GUILHERME, ENTÃO QUAL PRÓTESE DEVO ESCOLHER PARA O MEU PACIENTE?
Talvez essa seja uma das principais dúvidas quando o assunto é troca valvar. Muitas vezes tanto para o médico quanto para o paciente. Não há uma resposta totalmente correta, a não ser em raras exceções.
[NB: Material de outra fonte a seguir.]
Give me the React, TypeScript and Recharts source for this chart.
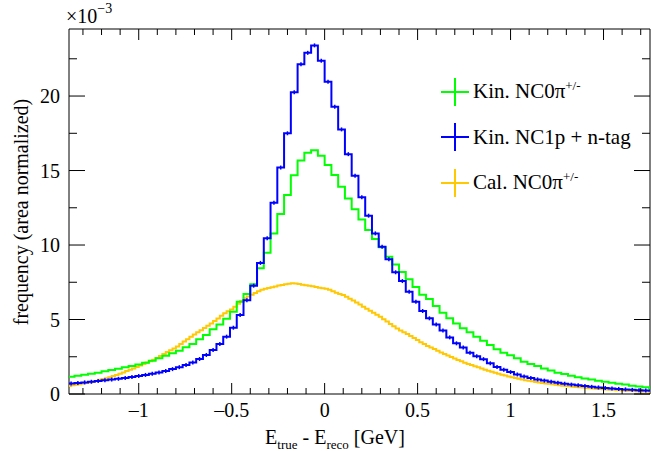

Para chegarmos à resposta mais adequada para o nosso paciente, deve-se levar em conta diversos fatores como: idade, possível sobrevida do paciente, questões socioeconômicas (capacidade de manter de forma correta o tratamento anticoagulante pela vida toda), facilidade de compreender o tratamento proposto, contraindicações a uma prótese ou outra, e várias outras questões que devem ser decididas em conjunto com o paciente.